Recensione di “A moon shaped pool” dei Radiohead

Scritto da il 17 Giugno 2016

L’abbiamo aspettato a lungo, li abbiamo aspettati a lungo. Il nuovo album dei Radiohead, “A moon shaped pool”, è uscito lo scorso 8 maggio sotto la XL Recordings e oggi, 17 giugno, esce anche in forma fisica nei negozi di dischi di tutto il mondo.

Tanto si è già detto a riguardo. Accompagnato dalla scomparsa di Yorke e compagni da tutti i social networks poco prima dell’uscita del singolo “Burn The Witch”, l’album è stato l’equivalente di un boato nel mondo della musica. Ha smosso critici, giornali, riviste, amanti del gruppo e non. Ha smosso anche noi, già dal primo ascolto.

 

A moon shaped pool” colpisce, genera e alimenta dubbi, stupisce, smuove e commuove. E ogni ascolto ne favorisce un altro, e poi un altro, e un altro ancora, nel forte sospetto che sia necessario addentrarsi ogni volta sempre più a fondo nella tana del Bianconiglio per coglierne l’essenza, quella vera.

E se è vero che non è un album estremamente complesso, è anche vero che esso è cupo, a tratti onirico e a tratti viscerale, nato da stimoli e influenze molteplici ed estremamente variegate.

 

Il viaggio inizia proprio con Burn The Witch, che – complici forse anche le immagini del videoclip impresse nella mente, uno stop-motion di pinneriana memoria assolato e conturbante – attira fin da subito l’attenzione, incalza e inquieta. L’arrangiamento è spettacolare e dà già l’idea di ciò che faranno gli archi per tutto il resto del disco, il finale è caotico ed esplosivo.

Daydreaming si presenta come uno dei brani più belli di questo album, è un’amara riflessione dipinta su sfondo onirico, accompagnata da grida soffocate che fanno da contorno alla malinconica e dolorante voce di Yorke.

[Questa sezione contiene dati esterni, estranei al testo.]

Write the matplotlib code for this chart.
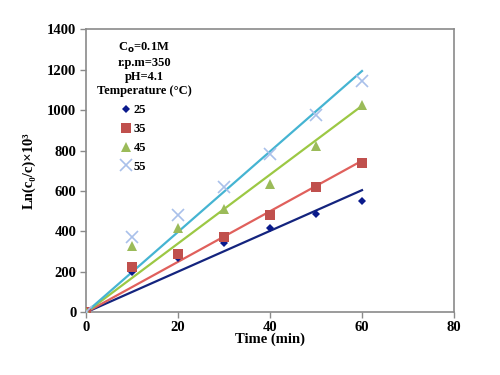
import numpy as np
import matplotlib
matplotlib.use("Agg")
import matplotlib.pyplot as plt
from matplotlib.lines import Line2D

plt.rcParams["font.family"] = ["Liberation Serif", "DejaVu Serif"]
plt.rcParams["font.weight"] = "bold"

time = [0, 10, 20, 30, 40, 50, 60]
temps = ["25", "35", "45", "55"]
ln_25 = [0, 200, 270, 343, 418, 485, 550]
ln_35 = [0, 225, 288, 375, 480, 620, 738]
ln_45 = [0, 330, 417, 513, 633, 822, 1025]
ln_55 = [0, 375, 483, 620, 785, 978, 1145]

series = [ln_25, ln_35, ln_45, ln_55]
markers = ["D", "s", "^", "x"]
msize = [4, 7, 7, 8]
mcolors = ["#0a1a8c", "#c0504d", "#9bbb59", "#a9c0ea"]
lcolors = ["#14247e", "#e0605c", "#9cc844", "#45b4d2"]

fig = plt.figure(figsize=(5, 3.75), dpi=100)
ax = fig.add_axes([0.172, 0.167, 0.736, 0.755])

x = np.array(time, dtype=float)
handles = []
for vals, m, ms, mc, lc, t in zip(series, markers, msize, mcolors, lcolors, temps):
    y = np.array(vals, dtype=float)
    # linear trend through origin, as in the original sheet
    k = (x * y).sum() / (x * x).sum()
    ax.plot(x, k * x, color=lc, linewidth=1.6, zorder=2)
    kw = dict(markeredgewidth=1.2) if m == "x" else dict(markeredgewidth=0)
    ax.plot(x, y, linestyle="none", marker=m, markersize=ms, color=mc, zorder=3, **kw)
    handles.append(Line2D([], [], linestyle="none", marker=m, markersize=ms,
                          color=mc, label=t, **kw))

ax.set_xlim(0, 80)
ax.set_ylim(0, 1400)
ax.set_xticks(range(0, 81, 20))
ax.set_yticks(range(0, 1401, 200))
for s in ax.spines.values():
    s.set_color("#8a8a8a")
    s.set_linewidth(1.2)
ax.tick_params(direction="out", length=4, width=1, color="#8a8a8a",
               labelsize=10.5, pad=3)
ax.tick_params(axis="x", pad=2)
for lab in ax.get_xticklabels() + ax.get_yticklabels():
    lab.set_fontweight("bold")

ax.set_xlabel("Time (min)", fontsize=10.5, fontweight="bold", labelpad=-1)
ax.set_ylabel("Ln(c\u2080/c)\u00d710\u00b3", fontsize=10.5, fontweight="bold",
              labelpad=8)

info = "C$_\\mathbf{o}$=0.1M\nr.p.m=350\npH=4.1\nTemperature (°C)"
ax.text(0.158, 0.96, info, transform=ax.transAxes, ha="center", va="top",
        fontsize=9, fontweight="bold", linespacing=1.25)

ax.legend(handles=handles, loc="upper left", bbox_to_anchor=(0.065, 0.775),
          frameon=False, handlelength=0.8, handletextpad=0.2,
          labelspacing=0.55, prop=dict(size=9, weight="bold"))

fig.savefig("out.png", dpi=100)
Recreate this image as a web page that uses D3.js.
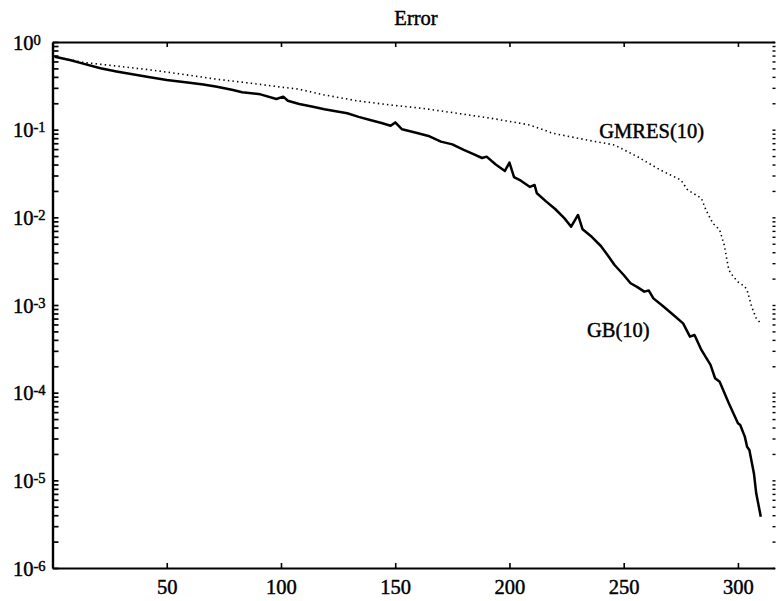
<!DOCTYPE html>
<html>
<head>
<meta charset="utf-8">
<script src="https://cdn.jsdelivr.net/npm/d3@7/dist/d3.min.js"></script>
<style>
  html, body { margin: 0; padding: 0; background: #fff; }
  svg { display: block; }
  text { font-family: "Liberation Serif", "DejaVu Serif", serif; fill: #000; stroke: #000; stroke-width: 0.45px; }
</style>
</head>
<body>
<div id="chart"></div>
<script>
// ---- Data ----
const title = "Error";
const xTicks = [50, 100, 150, 200, 250, 300];
const yDecades = [1e-6, 1e-5, 1e-4, 1e-3, 1e-2, 1e-1, 1e0];
const yExponents = ["-6", "-5", "-4", "-3", "-2", "-1", "0"];

const gbName = "GB(10)";
const gbIter = [1, 8, 13, 21, 28, 35, 42, 50, 60, 66, 72, 79, 83, 91, 98, 101, 103, 108, 114, 119, 124, 129, 134, 139, 144, 148, 150, 153, 160,
  165, 170, 175, 180, 184, 188, 190, 194, 198, 200, 202, 205, 209, 211, 212, 216, 220, 224, 227, 230, 232, 236, 240, 243, 246, 250, 253, 256, 259, 261, 263,
  267, 271, 276, 279, 281, 284, 288, 290, 292, 296, 300, 301, 303, 304, 305, 307, 308, 310];
const gbError = [0.68, 0.62, 0.571, 0.501, 0.462, 0.428, 0.398, 0.369, 0.343, 0.327, 0.309, 0.283, 0.267, 0.253, 0.224, 0.238, 0.214, 0.196,
  0.183, 0.171, 0.162, 0.154, 0.140, 0.129, 0.119, 0.111, 0.121, 0.101, 0.091, 0.084, 0.073, 0.068, 0.0587, 0.0530, 0.0475, 0.0492, 0.0400, 0.0338, 0.0422, 0.0288,
  0.0262, 0.0222, 0.0234, 0.0188, 0.0152, 0.01245, 0.0098, 0.00782, 0.01064, 0.00731, 0.0060, 0.00471, 0.0037, 0.00286, 0.0022, 0.00177, 0.00160, 0.00142, 0.00146,
  0.00119, 0.00098, 0.00080, 0.000618, 0.000435, 0.000455, 0.000307, 0.000207, 0.000146, 0.000133, 7.57e-5, 4.48e-5, 4.28e-5,
  3.15e-5, 2.42e-5, 2.22e-5, 1.20e-5, 7.11e-6, 3.85e-6];

const gmresName = "GMRES(10)";
const gmresIter = [1, 13, 28, 43, 57, 72, 87, 101, 108, 119, 133, 148, 162, 177, 192, 209, 219, 234, 246,
  256, 266, 275, 278, 284, 286, 289, 292, 294, 296, 298, 300, 303, 304, 306, 308, 310];
const gmresError = [0.68, 0.587, 0.532, 0.48, 0.428, 0.376, 0.338, 0.304, 0.289, 0.249, 0.214, 0.191, 0.175,
  0.154, 0.135, 0.113, 0.0909, 0.0762, 0.0668, 0.0492, 0.0347, 0.0267, 0.0205, 0.0165, 0.0121, 0.00855,
  0.00718, 0.00483, 0.00251, 0.0021, 0.00184, 0.00162, 0.00148, 0.000957, 0.000705, 0.000618];

// ---- Layout ----
const W = 777, H = 601;
const mLeft = 52.5, mRight = 774.5, mTop = 42, mBottom = 568;

const svg = d3.select("#chart").append("svg").attr("width", W).attr("height", H);

const x = d3.scaleLinear().domain([0, 316]).range([mLeft, mRight]);
const y = d3.scaleLog().domain([1e-6, 1]).range([mBottom, mTop]);

// minor + major tick values for log axis
const yAll = [];
for (let e = -6; e <= 0; e++) {
  for (let m = 1; m <= 9; m++) {
    const v = m * Math.pow(10, e);
    if (v <= 1.0000001) yAll.push(v);
  }
}

// Left axis (ticks pointing inward)
const gl = svg.append("g").attr("transform", `translate(${mLeft},0)`)
  .call(d3.axisRight(y).tickValues(yAll).tickFormat("").tickSizeInner(6).tickSizeOuter(0));
gl.select(".domain").attr("stroke-width", 2.4);
gl.selectAll(".tick line").attr("stroke-width", 1.7);

// Right axis ticks only
const gr = svg.append("g").attr("transform", `translate(${mRight + 1},0)`)
  .call(d3.axisLeft(y).tickValues(yAll).tickFormat("").tickSizeInner(3).tickSizeOuter(0));
gr.select(".domain").remove();
gr.selectAll(".tick line").attr("stroke-width", 1.4);

// Bottom axis
const gbx = svg.append("g").attr("transform", `translate(0,${mBottom})`)
  .call(d3.axisBottom(x).tickValues(xTicks).tickSizeInner(-5).tickSizeOuter(0).tickPadding(11));
gbx.select(".domain").attr("stroke-width", 1.8);
gbx.selectAll(".tick line").attr("stroke-width", 1.6);
gbx.selectAll(".tick text").attr("font-size", 20.5)
  .style("font-family", '"Liberation Serif", serif');

// Top axis
const gtx = svg.append("g").attr("transform", `translate(0,${mTop})`)
  .call(d3.axisTop(x).tickValues(xTicks).tickFormat("").tickSizeInner(-5).tickSizeOuter(0));
gtx.select(".domain").attr("stroke-width", 1.8);
gtx.selectAll(".tick line").attr("stroke-width", 1.6);

// Y labels: 10 with superscript exponent
const yl = svg.append("g");
yDecades.forEach((v, i) => {
  const t = yl.append("text")
    .attr("x", 13)
    .attr("y", y(v) + 7.5)
    .attr("font-size", 20.5);
  t.append("tspan").text("10");
  t.append("tspan").attr("font-size", 14.5).attr("dy", -5).text(yExponents[i]);
});

// Title
svg.append("text").attr("x", 416).attr("y", 25).attr("text-anchor", "middle")
  .attr("font-size", 20.5).text(title);

// Lines
const line = d3.line().x(d => x(d[0])).y(d => y(d[1]));
const gmresData = gmresIter.map((v, i) => [v, gmresError[i]]);
const gbData = gbIter.map((v, i) => [v, gbError[i]]);

svg.append("path").datum(gmresData).attr("d", line)
  .attr("fill", "none").attr("stroke", "#000").attr("stroke-width", 1.6)
  .attr("stroke-dasharray", "1.4,3.2");

svg.append("path").datum(gbData).attr("d", line)
  .attr("fill", "none").attr("stroke", "#000").attr("stroke-width", 2.5)
  .attr("stroke-linejoin", "round");

// Series labels
svg.append("text").attr("x", x(239.3)).attr("y", y(0.0804)).attr("font-size", 20.5).text(gmresName);
svg.append("text").attr("x", x(233.9)).attr("y", y(4.31e-4)).attr("font-size", 20.5).text(gbName);
</script>
</body>
</html>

Decks Dark richiama moltissimo i Massive Attack, è per molti versi “classica” e presenta un inserimento di chitarra nel finale interessante e una sezione centrale quasi trasognata.

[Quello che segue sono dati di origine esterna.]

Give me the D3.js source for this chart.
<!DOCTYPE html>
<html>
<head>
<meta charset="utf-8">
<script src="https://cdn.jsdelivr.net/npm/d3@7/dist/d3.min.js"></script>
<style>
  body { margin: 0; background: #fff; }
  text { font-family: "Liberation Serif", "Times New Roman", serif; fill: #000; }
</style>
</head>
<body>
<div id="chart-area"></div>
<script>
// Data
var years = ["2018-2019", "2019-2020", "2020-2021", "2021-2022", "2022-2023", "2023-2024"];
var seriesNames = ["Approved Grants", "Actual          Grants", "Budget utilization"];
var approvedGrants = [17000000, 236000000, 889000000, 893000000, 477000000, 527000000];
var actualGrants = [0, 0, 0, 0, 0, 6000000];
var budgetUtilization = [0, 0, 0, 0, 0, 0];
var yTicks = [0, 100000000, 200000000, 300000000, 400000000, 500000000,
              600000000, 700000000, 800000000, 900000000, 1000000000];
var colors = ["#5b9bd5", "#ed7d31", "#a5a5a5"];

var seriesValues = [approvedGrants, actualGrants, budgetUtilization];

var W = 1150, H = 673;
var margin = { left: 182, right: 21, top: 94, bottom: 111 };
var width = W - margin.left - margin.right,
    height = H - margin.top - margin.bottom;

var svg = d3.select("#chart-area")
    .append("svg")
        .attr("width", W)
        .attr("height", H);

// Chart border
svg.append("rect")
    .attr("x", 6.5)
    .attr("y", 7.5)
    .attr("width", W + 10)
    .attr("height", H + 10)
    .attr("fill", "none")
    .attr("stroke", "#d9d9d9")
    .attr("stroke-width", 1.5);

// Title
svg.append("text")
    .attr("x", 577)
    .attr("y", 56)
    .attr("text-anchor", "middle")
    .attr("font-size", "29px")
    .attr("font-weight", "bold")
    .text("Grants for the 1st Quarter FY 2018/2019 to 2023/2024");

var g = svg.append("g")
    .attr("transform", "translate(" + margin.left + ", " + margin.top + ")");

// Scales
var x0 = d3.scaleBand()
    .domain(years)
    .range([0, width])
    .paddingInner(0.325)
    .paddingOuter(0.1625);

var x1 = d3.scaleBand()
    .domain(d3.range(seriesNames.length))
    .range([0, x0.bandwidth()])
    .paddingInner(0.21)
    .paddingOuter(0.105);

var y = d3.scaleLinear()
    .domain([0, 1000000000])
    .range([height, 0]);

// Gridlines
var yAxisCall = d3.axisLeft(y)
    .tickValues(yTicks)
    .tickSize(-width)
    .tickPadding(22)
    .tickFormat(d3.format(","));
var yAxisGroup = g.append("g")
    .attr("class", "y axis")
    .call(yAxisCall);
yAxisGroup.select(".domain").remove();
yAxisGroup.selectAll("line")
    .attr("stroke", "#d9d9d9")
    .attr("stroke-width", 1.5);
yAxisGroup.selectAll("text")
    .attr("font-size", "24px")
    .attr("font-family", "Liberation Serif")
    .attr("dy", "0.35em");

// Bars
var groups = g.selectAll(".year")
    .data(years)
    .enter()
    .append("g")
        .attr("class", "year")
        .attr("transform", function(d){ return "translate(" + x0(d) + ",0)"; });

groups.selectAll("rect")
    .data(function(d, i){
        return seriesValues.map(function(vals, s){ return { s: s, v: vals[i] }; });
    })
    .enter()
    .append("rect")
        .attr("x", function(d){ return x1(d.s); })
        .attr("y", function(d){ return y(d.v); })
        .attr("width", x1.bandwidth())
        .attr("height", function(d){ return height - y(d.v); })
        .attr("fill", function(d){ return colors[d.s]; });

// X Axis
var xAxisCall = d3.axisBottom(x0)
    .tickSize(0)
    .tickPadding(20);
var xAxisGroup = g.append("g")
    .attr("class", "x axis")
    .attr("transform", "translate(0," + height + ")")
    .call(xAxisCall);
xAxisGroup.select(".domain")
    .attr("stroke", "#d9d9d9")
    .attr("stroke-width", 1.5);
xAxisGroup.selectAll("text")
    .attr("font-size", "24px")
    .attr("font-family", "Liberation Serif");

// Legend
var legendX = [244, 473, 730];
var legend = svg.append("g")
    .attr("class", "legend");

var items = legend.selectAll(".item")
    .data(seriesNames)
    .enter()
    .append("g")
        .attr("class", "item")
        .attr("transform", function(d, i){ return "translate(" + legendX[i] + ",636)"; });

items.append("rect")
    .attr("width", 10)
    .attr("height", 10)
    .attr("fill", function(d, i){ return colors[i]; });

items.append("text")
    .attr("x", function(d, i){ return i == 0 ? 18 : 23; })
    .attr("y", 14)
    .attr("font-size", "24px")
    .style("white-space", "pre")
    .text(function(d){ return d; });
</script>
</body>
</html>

Desert Island Disk, invece, per merito di un certo arrangiamento ritmico e armonico, riporta alla memoria i Led Zeppelin, quelli più esoterici (“The Battle of Evermore” o “Bron-Yr-Aur”, per intenderci), e ci delizia con una sovrapposizione azzeccatissima tra voce e chitarra.

Ful Stop è elettronica hardcore, si apre in maniera straordinaria dopo un inizio ovattato, è una fuga disperata (nonostante il titolo suggerisca altrimenti) stimolata dalla chitarra e dall’intensa voce di Thom. Decisamente uno dei brani migliori del disco.

Glass Eyes è un interludio dall’atmosfera cupa e congelata, in cui trova spazio anche Debussy, una cathédrale engloutie in cui si racchiude il carattere orchestrale dell’intero disco.

Identikit, dopo un inizio scarno e spoglio, ci sottopone un ritornello haunting, seguito da un’apertura di synth e voce spaziale. Curiosità: è l’unico brano contenente un assolo di chitarra ben definito.

The Numbers emerge dal disordine e dal rumore e ci fa ritorno alla chiusura. L’influenza dei Led Zeppelin di “Kashmir” si sente ed è forte: l’inserimento degli archi nella seconda parte è splendidamente invadente.

Present Tense è per certi versi distante dal resto dell’album: esotica, struggente, dolcissima in maniera sorprendente.

In Tinker Tailor […] la voce sembra quasi essere distante, la musica è fredda fino a quando gli archi non prendono il sopravvento, in uno dei moltissimi esempi di arrangiamento magistrale attuato da Greenwood, di cui è costellato l’intero album.

True Love Waits è la chiusura perfetta di un grande album. Dopo svariati tentativi falliti di registrazione in studio di questa ballata celeberrima, l’accoppiata voce-pianoforte si impone come la migliore soluzione per questo capolavoro. Il testo è di una bellezza incalcolabile, l’arrangiamento è meraviglioso, il brano una perla di rara bellezza.

 

“A moon shaped pool” è un album che resta con l’interlocutore a lungo dopo l’ascolto, lo segna. Non finisce mai veramente, apre molte parentesi che poi non chiude, fa supporre che sia più di quello che è. Noi l’abbiamo amato e ci ha colpiti nel profondo.